Well, screw all that. I liked Working Designs. I liked the humorous dialogue changes. I liked the way they made pushover games harder and often more interesting for North America, though it’s a shame about Exile II. I liked Popful Mail, Thunder Force V, and Elemental Gearbolt just as well as the more popular Working Designs staples of Dragon Force and the Lunar games. And I liked watching the arguments between Ireland and everyone from GameFan magazine editors to Sega bigwigs. Right or wrong, Working Designs was damned entertaining. Atlus, Xseed, and other contemporary publishers of Japanese RPGs may be more professional, but they’re just not as marvelously dramatic.
Working Designs didn’t survive to see this age, but the company struck a 1990s vein of Japanese-RPG fans that other publishers ignored entirely. If those fans weren’t a significant force in the industry, they were at least devoted. They bought games, strategy guides, and, most importantly, all sorts of merchandise based on the games they liked. Working Designs figured this out early.

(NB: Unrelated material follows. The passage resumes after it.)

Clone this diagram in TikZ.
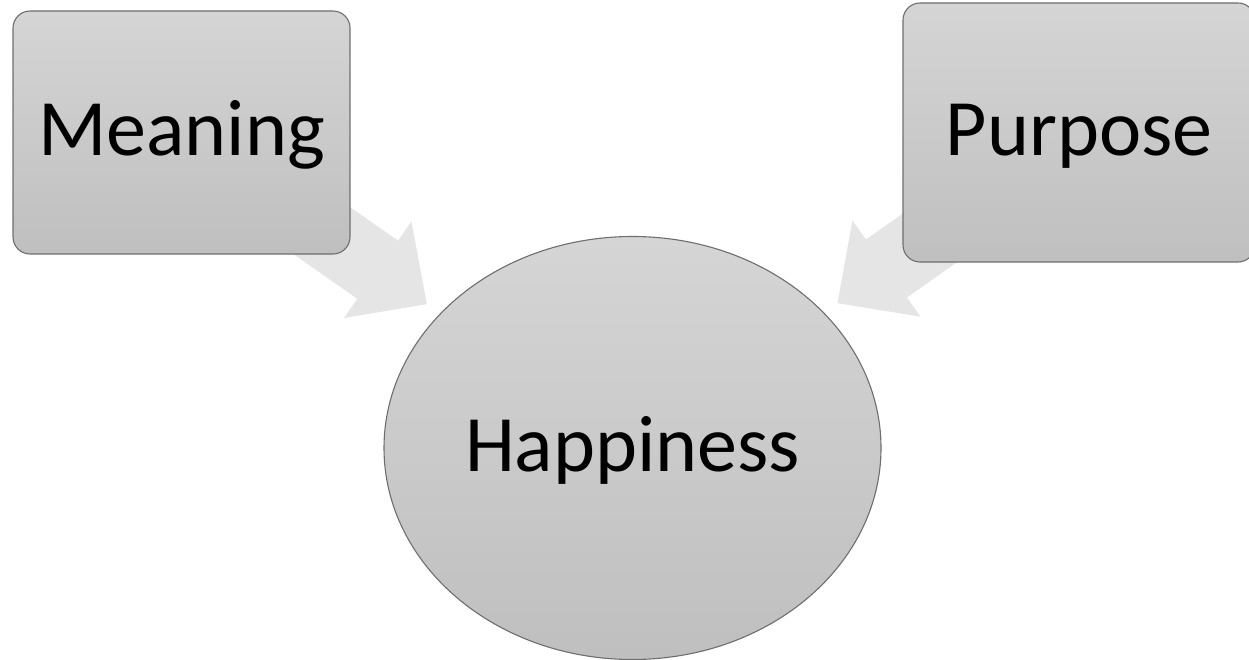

If you picked up a Working Designs game for the Sega CD or Sega Saturn, you probably found one of these brochures inside that needlessly oversized jewel case. It shills wares with a downright precious candor, inviting kids everywhere to cover their rooms and concern their parents with posters and pins and mousepads. Game companies of the 1990s sometimes offered a token t-shirt or two with their products, but that simply wasn’t good enough for Working Designs. Their games were important, and they deserved to be all over walls and backpacks.